From the beginning, street art was central to Fabrika's identity rather than an afterthought. It was the first building in Tbilisi to deliberately offer its walls to artists — both local and international — making it a living canvas rather than a fixed exhibition.
Exposed pipes, repurposed factory equipment, and colorful works create a contrast reflecting Georgia’s transition from its Soviet legacy to the present. The exterior is entirely covered in works of varying scale — from small pieces to a large mural.
The complex is organized around a central courtyard formed by three interconnected building blocks, which functions as a primary hub for social interaction. It also regularly hosts public events, exhibitions, markets, and live performances.
What began as a project to revitalize an abandoned industrial site has, over the following years, contributed noticeably to an incremental transformation of the surrounding neighborhood, attracting a steady stream of foreign and local visitors.
Its growing visibility has also made “Fabrika” a case study in adaptive-reuse urban redevelopment, drawing interest from investors, boosting local businesses, and contributing to spurring the gradual area gentrification.
“Fabrika” has hosted its own “Fabrikaffiti festival” since 2016, organized in collaboration with the local CRU Crew collective. The event invites both Georgian and international artists to repaint the venue's walls, connecting the visual practice to the broader urban culture from which it historically evolved.


“Fabrika” became an influential anchor of Georgian street art, proving that urban regeneration and creative culture could reinforce each other.
The street art scene is developing rapidly, with an increasing number of notable large-scale works appearing on the streets of Georgian cities.

However, any outdoor works tend to deteriorate over time. Some of the works presented in this article no longer exist. Some have been painted over, and others have been badly damaged by the elements or other factors. Within just a few years, numerous works have vanished, reflecting the trade-off of such a fast-moving scene, where new pieces emerge almost as quickly as older ones fade. The ephemeral nature of street art makes it vulnerable to urban development and subject to removal by authorities or property owners. In practice, many works are simply replaced rather than repaired. However, its impermanence does not ultimately detract from its cultural relevance or its lasting influence.
As neighborhoods improve — repainted, redeveloped, gentrified — something else inevitably gives way in the process.
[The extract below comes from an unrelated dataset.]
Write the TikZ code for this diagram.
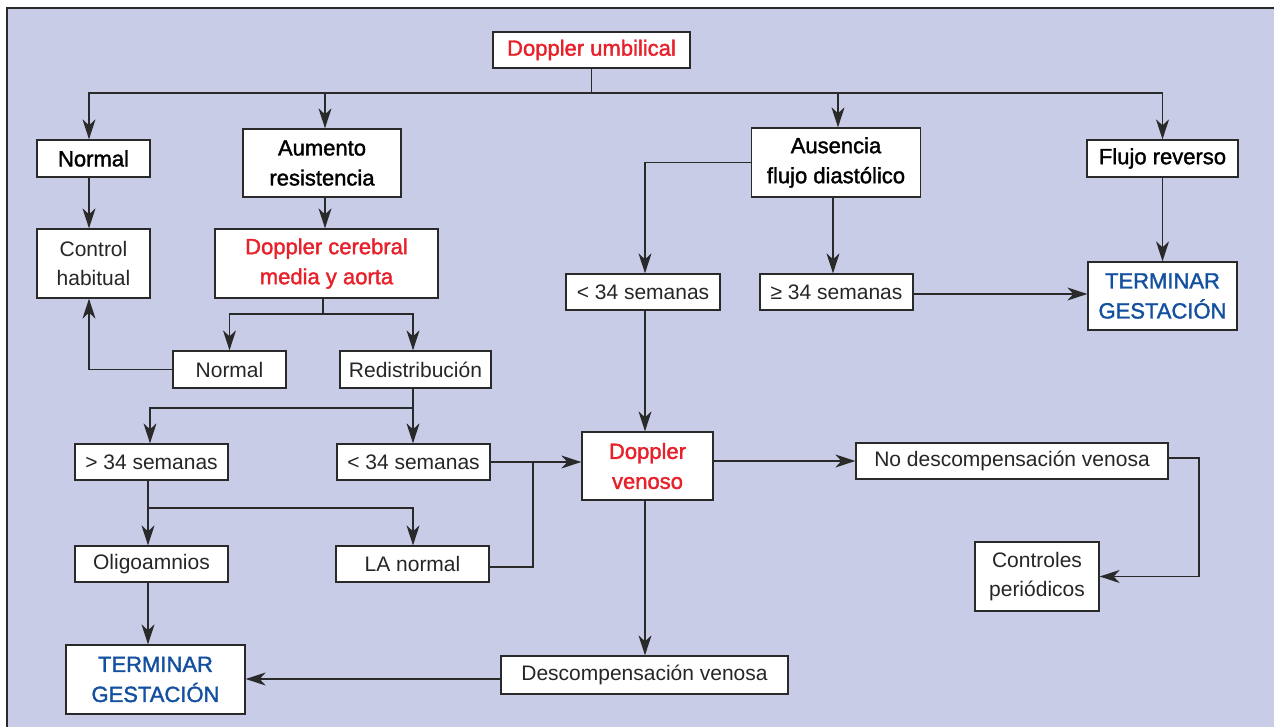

The gradual erasure of works from the city's landscape represents not merely a visual loss but also the disappearance of the narratives of community identity and diverse forms of artistic expression.



Through their works, Georgian artists — those just beginning and those long established — continue to document the history of the country's rising modern street art scene.

Like in the case of jazz in the recent past, social recognition through increased broader public attention to the topic was one of the key stages in the process of legitimization.